##### RECORDS PROVIDED #####
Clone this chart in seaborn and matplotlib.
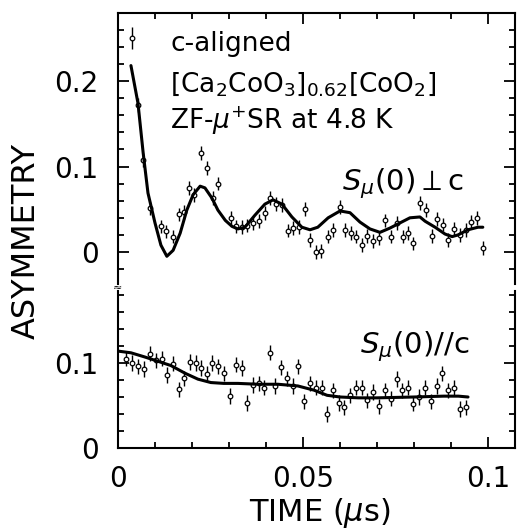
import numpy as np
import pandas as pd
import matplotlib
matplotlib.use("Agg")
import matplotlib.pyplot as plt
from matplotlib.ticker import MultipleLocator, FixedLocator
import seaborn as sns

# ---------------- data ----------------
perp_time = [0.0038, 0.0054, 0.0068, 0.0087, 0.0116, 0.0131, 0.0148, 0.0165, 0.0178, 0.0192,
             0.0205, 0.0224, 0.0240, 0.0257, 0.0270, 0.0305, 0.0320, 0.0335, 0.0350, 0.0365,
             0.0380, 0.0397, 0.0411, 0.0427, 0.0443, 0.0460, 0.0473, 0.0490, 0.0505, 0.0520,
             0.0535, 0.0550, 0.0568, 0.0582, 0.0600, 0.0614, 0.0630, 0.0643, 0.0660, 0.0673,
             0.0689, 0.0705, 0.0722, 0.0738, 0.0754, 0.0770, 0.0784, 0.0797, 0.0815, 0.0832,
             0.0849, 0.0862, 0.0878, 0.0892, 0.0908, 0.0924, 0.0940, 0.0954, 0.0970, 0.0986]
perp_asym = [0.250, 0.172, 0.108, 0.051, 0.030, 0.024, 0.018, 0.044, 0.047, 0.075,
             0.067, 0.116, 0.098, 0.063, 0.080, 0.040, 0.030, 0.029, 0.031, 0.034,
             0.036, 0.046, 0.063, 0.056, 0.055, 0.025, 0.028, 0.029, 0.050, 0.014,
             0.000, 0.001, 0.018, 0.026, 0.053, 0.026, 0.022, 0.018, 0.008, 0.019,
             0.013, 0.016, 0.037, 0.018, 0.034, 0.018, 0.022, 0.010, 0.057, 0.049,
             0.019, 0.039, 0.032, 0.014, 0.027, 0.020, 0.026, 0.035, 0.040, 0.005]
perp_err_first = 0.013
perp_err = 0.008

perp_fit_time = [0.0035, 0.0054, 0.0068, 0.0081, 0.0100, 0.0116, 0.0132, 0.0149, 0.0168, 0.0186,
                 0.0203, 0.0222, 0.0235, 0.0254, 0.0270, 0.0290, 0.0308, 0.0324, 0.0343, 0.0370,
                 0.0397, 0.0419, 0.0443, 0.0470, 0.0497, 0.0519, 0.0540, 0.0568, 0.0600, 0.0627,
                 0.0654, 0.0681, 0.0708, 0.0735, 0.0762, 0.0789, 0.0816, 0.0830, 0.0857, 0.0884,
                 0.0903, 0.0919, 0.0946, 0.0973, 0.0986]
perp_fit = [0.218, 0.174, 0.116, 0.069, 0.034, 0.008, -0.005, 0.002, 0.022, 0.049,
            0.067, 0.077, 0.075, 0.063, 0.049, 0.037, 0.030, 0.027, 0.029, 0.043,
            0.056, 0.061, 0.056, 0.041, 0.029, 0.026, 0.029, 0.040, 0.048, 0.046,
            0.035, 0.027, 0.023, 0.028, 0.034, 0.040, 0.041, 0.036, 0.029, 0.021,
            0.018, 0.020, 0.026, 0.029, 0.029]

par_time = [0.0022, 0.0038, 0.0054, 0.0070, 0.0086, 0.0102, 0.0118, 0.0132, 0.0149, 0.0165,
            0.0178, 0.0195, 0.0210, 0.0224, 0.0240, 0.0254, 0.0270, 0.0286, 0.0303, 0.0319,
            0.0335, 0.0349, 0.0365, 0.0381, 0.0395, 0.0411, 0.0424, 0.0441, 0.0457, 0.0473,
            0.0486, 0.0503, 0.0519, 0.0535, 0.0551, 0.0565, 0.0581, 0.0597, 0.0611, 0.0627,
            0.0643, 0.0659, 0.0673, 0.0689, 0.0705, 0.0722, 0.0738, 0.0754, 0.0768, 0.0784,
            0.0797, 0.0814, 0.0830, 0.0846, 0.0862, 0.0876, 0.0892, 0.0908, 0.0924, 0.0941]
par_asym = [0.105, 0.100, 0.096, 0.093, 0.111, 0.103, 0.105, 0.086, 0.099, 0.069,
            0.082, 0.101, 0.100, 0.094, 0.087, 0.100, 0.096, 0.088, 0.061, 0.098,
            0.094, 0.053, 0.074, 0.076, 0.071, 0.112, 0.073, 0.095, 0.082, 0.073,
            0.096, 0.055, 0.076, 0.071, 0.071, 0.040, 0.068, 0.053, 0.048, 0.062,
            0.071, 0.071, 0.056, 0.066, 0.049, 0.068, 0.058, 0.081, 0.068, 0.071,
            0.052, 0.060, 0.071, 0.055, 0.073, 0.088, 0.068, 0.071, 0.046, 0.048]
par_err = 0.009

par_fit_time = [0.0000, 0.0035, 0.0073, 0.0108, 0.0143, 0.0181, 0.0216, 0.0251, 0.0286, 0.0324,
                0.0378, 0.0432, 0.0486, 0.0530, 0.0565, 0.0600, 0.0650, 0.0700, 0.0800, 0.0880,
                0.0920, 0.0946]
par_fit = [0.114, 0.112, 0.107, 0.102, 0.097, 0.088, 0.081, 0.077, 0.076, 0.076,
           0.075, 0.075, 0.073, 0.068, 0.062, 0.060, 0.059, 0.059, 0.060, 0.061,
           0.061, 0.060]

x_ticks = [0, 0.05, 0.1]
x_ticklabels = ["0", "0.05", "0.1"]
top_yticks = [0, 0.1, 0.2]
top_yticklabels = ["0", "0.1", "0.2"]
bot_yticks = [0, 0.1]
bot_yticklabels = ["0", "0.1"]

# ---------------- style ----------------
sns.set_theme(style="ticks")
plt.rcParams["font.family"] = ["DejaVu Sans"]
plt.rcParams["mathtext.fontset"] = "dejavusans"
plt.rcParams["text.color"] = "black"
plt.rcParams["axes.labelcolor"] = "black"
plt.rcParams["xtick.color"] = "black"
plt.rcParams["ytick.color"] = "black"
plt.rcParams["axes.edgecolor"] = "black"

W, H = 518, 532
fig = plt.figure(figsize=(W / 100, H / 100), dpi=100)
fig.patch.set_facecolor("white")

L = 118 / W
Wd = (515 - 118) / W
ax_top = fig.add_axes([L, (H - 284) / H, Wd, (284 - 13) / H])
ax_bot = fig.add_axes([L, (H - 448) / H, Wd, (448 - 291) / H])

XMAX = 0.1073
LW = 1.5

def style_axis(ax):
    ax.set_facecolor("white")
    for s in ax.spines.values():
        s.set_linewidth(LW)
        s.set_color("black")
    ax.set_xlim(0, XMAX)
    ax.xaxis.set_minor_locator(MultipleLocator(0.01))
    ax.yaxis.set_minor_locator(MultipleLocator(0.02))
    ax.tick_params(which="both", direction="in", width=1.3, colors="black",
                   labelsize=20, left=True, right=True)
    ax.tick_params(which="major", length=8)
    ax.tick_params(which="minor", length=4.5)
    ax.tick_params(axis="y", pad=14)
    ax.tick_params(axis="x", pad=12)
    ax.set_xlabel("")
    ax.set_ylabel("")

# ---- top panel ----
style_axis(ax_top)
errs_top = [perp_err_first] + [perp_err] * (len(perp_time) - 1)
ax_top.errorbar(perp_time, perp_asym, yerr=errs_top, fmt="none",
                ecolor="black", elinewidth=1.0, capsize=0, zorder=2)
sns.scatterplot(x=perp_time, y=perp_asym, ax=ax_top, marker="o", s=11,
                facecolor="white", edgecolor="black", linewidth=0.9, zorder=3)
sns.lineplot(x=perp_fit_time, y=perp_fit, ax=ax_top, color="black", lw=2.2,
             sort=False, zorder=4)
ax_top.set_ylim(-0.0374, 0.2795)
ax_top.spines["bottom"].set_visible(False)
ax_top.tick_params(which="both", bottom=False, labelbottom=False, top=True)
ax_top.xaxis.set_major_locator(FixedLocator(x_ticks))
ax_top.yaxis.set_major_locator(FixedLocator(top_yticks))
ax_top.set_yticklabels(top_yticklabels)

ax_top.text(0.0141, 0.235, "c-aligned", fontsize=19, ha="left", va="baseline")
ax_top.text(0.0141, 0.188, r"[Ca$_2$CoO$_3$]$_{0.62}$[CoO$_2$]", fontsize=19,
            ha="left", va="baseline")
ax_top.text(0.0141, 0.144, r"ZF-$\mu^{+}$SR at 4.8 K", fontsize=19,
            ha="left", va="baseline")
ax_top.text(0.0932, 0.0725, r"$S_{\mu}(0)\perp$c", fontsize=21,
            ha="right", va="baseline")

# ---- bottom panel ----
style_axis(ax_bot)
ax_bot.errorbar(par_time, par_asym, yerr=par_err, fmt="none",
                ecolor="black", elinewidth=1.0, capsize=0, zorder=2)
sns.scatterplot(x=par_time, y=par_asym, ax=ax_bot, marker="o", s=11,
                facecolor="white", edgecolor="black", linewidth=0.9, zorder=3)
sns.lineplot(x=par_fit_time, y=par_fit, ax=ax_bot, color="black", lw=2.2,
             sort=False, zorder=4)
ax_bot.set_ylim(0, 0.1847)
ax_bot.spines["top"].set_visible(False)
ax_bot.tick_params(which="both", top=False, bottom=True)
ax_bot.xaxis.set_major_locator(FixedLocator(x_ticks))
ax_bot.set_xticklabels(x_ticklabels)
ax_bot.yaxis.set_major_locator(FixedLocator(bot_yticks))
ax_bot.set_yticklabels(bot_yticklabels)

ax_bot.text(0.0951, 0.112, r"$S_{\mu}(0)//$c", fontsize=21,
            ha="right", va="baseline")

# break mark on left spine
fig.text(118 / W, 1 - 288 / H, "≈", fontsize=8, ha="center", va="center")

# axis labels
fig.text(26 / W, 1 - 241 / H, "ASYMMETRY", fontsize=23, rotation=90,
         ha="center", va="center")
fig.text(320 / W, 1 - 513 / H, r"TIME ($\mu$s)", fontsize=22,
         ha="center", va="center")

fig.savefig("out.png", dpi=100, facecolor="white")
#####
##### RECORDS PROVIDED #####
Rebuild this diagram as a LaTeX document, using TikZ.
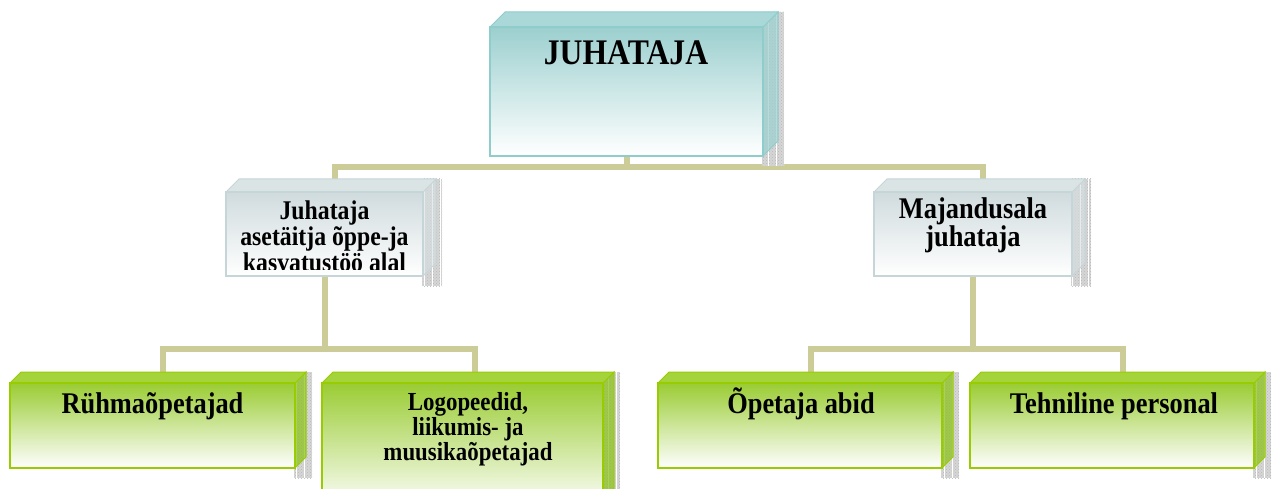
#####
EXERCISE INSTRUCTIONS: Please list every line of the records that contains "seaborn".

RIGHT ANSWER:
Clone this chart in seaborn and matplotlib.
import seaborn as sns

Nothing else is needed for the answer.